La caída del Papa negro
El compromiso jesuita con los pobres despertó recelos en los despachos del Vaticano. Karol Wojtyla desconfiaba del hermanamiento de la compañía con los movimientos revolucionarios y la teología de la liberación. Por eso defenestró al padre Arrupe, prepósito general de la compañía, y encumbró al Opus Dei. Al igual que la Compañía de Jesús, el Opus Dei convirtió la educación en una herramienta. Pero a diferencia de los jesuitas, solo la emplearon para aumentar su poder.
De sargentos y mayordomos
Los 2 últimos papas no pisaron la misma tierra que los pobres, no quisieron mancharse con el barro de la miseria. Juan Pablo II fue el sargento de Dios, empeñado en una guerra contra el laicismo. Benedicto XVI fue el mayordomo de Dios, un teólogo preocupado por las formas. El nuevo papa parece que busca otro camino.
Por si no hubiese quedado claro con la elección del nombre de Francisco, en honor a San Francisco de Asis, santo de la pobreza y la humildad, el nuevo sucesor de Pedro proclamó a los pocos días de ser elegido que “le gustaría tener una iglesia pobre para los pobres”.
La ONG más importante
Como ateo me podría dar igual quién es el nuevo orador de la plaza de San Pedro. Pero la iglesia es la mayor ONG que existe y es una de las pocas instituciones que tiene un poder real para rescatar a los marginados. El socialismo en Latino-américa ha demostrado ser otra forma de dictadura, solo que de burócratas revolucionarios en vez de generales.

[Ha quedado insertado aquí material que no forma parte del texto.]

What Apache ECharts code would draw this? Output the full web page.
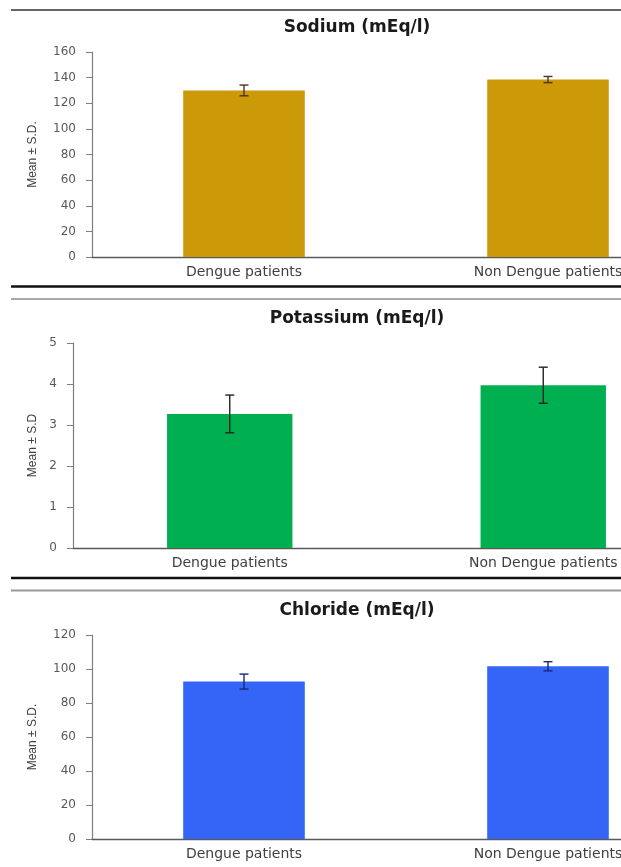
<!DOCTYPE html>
<html><head><meta charset="utf-8">
<script src="https://cdn.jsdelivr.net/npm/echarts@6/dist/echarts.min.js"></script>
<style>html,body{margin:0;padding:0;background:#fff;} #c{width:621px;height:867px;}</style>
</head><body><div id="c"></div>
<script>
const categories = ['Dengue patients', 'Non Dengue patients'];
const panelTitles = ['Sodium (mEq/l)', 'Potassium (mEq/l)', 'Chloride (mEq/l)'];
const yAxisNames = ['Mean \u00B1 S.D.', 'Mean \u00B1 S.D', 'Mean \u00B1 S.D.'];
const sodiumMean = [130, 138.5];
const sodiumSD = [4.2, 2.4];
const potassiumMean = [3.27, 3.97];
const potassiumSD = [0.46, 0.44];
const chlorideMean = [92.6, 101.6];
const chlorideSD = [4.4, 2.7];
const yMax = [160, 5, 120];
const yInterval = [20, 1, 20];

const means = [sodiumMean, potassiumMean, chlorideMean];
const sds = [sodiumSD, potassiumSD, chlorideSD];
const barColors = ['#CC9908', '#00B050', '#3465F6'];
const errColors = ['#4a3320', '#222', '#1a2a70'];
const grids = [
  {left: 92, top: 52, right: -79, height: 205, outerBoundsMode: 'none', containLabel: false},
  {left: 73, top: 343, right: -79, height: 205, outerBoundsMode: 'none', containLabel: false},
  {left: 92, top: 635, right: -79, height: 204, outerBoundsMode: 'none', containLabel: false}
];
const nameGaps = [53, 34, 53];
const titleY = [28, 319, 611];

function makeErr(color) {
  return function (params, api) {
    const x = api.value(0), m = api.value(1), s = api.value(2);
    const hi = api.coord([x, m + s]), lo = api.coord([x, m - s]);
    const cw = 4.5;
    const style = {stroke: color, lineWidth: 1.4};
    return {type: 'group', children: [
      {type: 'line', shape: {x1: hi[0], y1: hi[1], x2: lo[0], y2: lo[1]}, style: style},
      {type: 'line', shape: {x1: hi[0] - cw, y1: hi[1], x2: hi[0] + cw, y2: hi[1]}, style: style},
      {type: 'line', shape: {x1: lo[0] - cw, y1: lo[1], x2: lo[0] + cw, y2: lo[1]}, style: style}
    ]};
  };
}

const xAxes = [], yAxes = [], series = [], graphics = [];
for (let i = 0; i < 3; i++) {
  xAxes.push({
    type: 'category', gridIndex: i, data: categories,
    axisLine: {lineStyle: {color: '#595959', width: 1.3}},
    axisTick: {show: false},
    axisLabel: {margin: 8, fontSize: 14, fontFamily: 'DejaVu Sans', color: '#404040', interval: 0}
  });
  yAxes.push({
    type: 'value', gridIndex: i, min: 0, max: yMax[i], interval: yInterval[i],
    name: yAxisNames[i], nameLocation: 'middle', nameGap: nameGaps[i],
    nameTextStyle: {fontSize: 12, fontFamily: 'Liberation Sans', color: '#404040'},
    axisLine: {show: true, lineStyle: {color: '#7f7f7f', width: 1.2}},
    axisTick: {show: true, length: 6, lineStyle: {color: '#7f7f7f'}},
    splitLine: {show: false},
    axisLabel: {margin: 16, fontSize: 12, fontFamily: 'DejaVu Sans', color: '#595959'}
  });
  series.push({
    type: 'bar', xAxisIndex: i, yAxisIndex: i, barWidth: '40%',
    data: means[i], itemStyle: {color: barColors[i]}
  });
  series.push({
    type: 'custom', xAxisIndex: i, yAxisIndex: i, z: 5,
    renderItem: makeErr(errColors[i]),
    data: means[i].map((m, k) => [k, m, sds[i][k]])
  });
  graphics.push({
    type: 'text', x: 357, y: titleY[i],
    style: {text: panelTitles[i], fill: '#1a1a1a', font: 'bold 17px "DejaVu Sans"', textAlign: 'center', textVerticalAlign: 'middle'}
  });
}
const sepLines = [
  {y: 10, c: '#333', w: 1.5},
  {y: 286.5, c: '#111', w: 2.5},
  {y: 299, c: '#555', w: 1.2},
  {y: 578, c: '#111', w: 2.5},
  {y: 590.5, c: '#999', w: 2}
];
sepLines.forEach(l => graphics.push({
  type: 'line', shape: {x1: 11, y1: l.y, x2: 621, y2: l.y}, style: {stroke: l.c, lineWidth: l.w}
}));

const chart = echarts.init(document.getElementById('c'));
chart.setOption({
  animation: false,
  backgroundColor: '#fff',
  grid: grids,
  xAxis: xAxes,
  yAxis: yAxes,
  series: series,
  graphic: graphics
});
</script></body></html>
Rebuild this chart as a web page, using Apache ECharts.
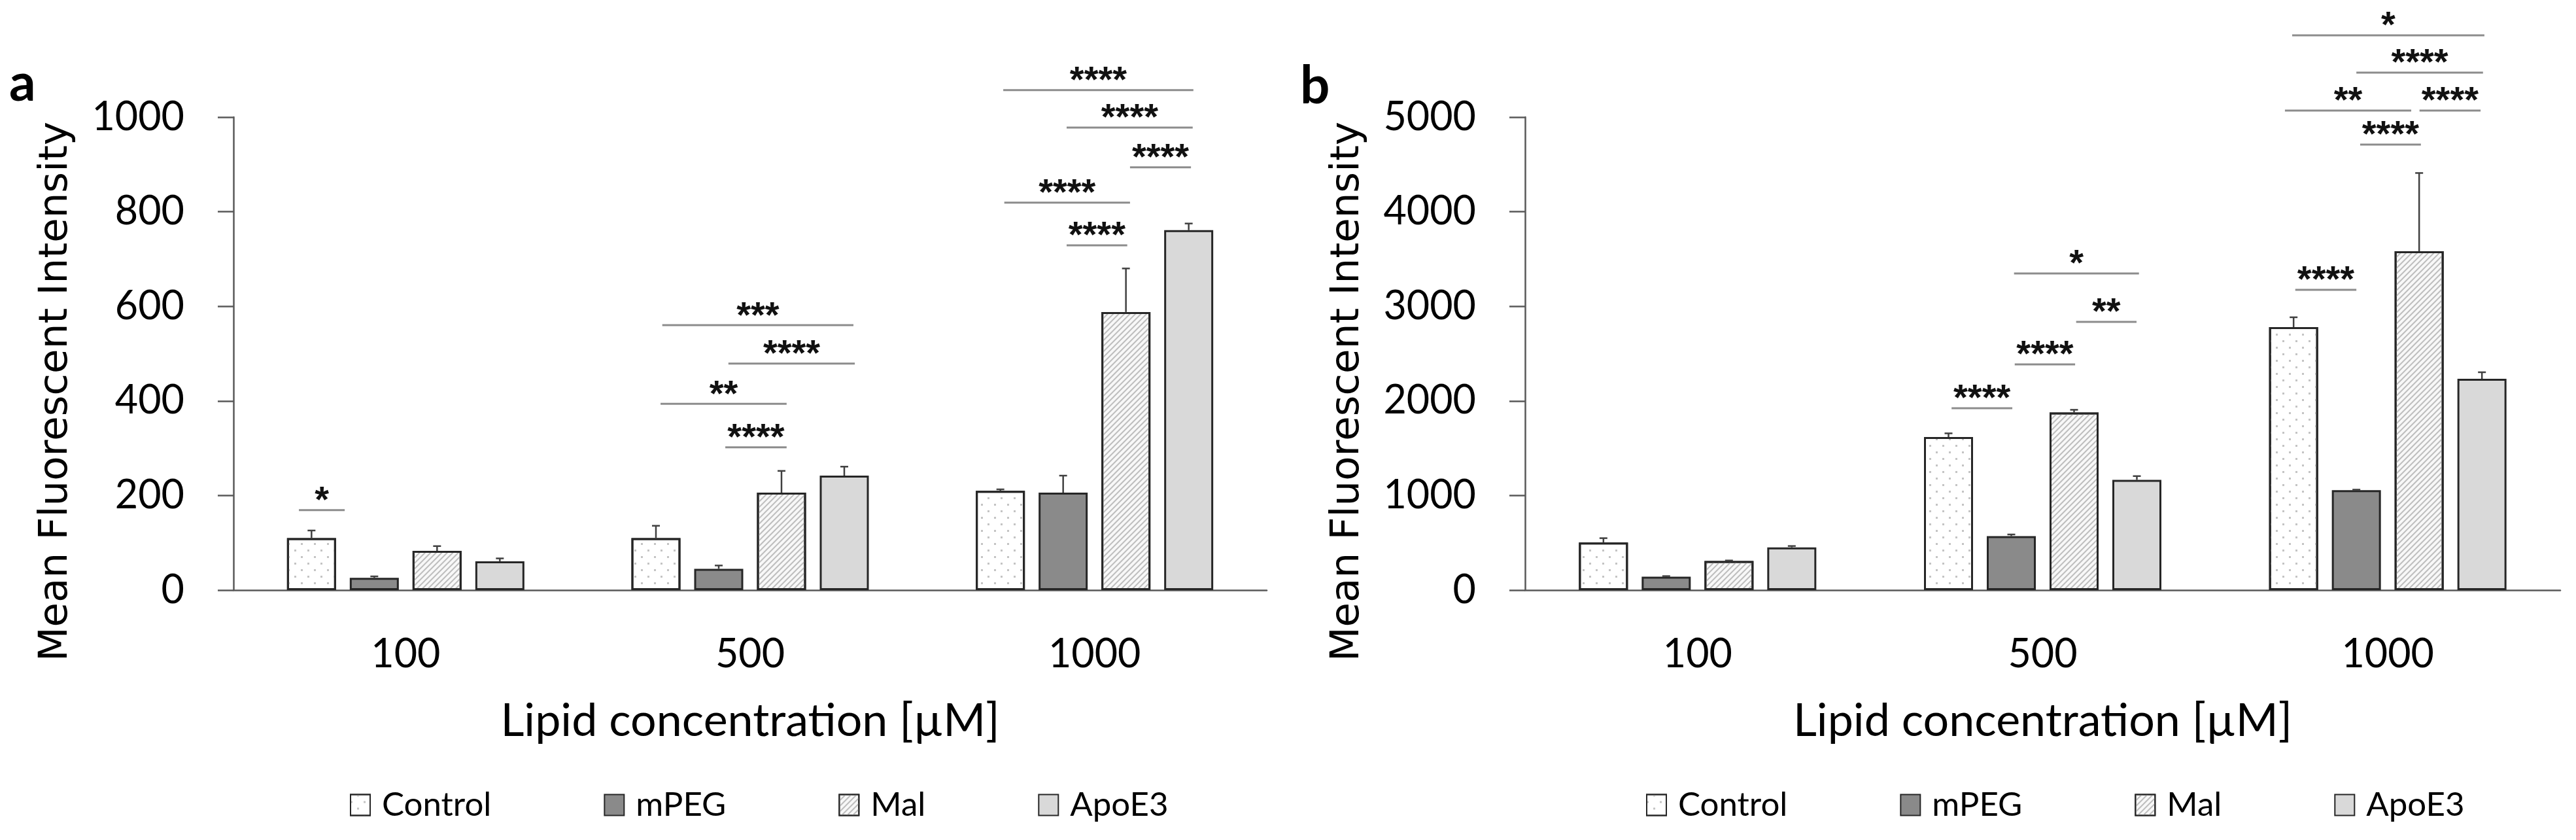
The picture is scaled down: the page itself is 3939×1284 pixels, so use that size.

La lucha contra la pobreza no consiste en el “expropiese” para premiar a los acólitos del régimen. Solo con la educación de los más pobres y la sensibilización de los futuros dirigentes es posible construir sociedades donde los niños no pasen hambre o la vida no tenga el precio de unas zapatillas de marca. Y la iglesia es la ONG que mejor sabe hacerlo.
La verdadera noticia
La novedad del último cónclave no fue la elección de un jesuita que lee a Borges. La verdadera noticia es una que nunca debió de serla. El Vaticano regresa al cristianismo.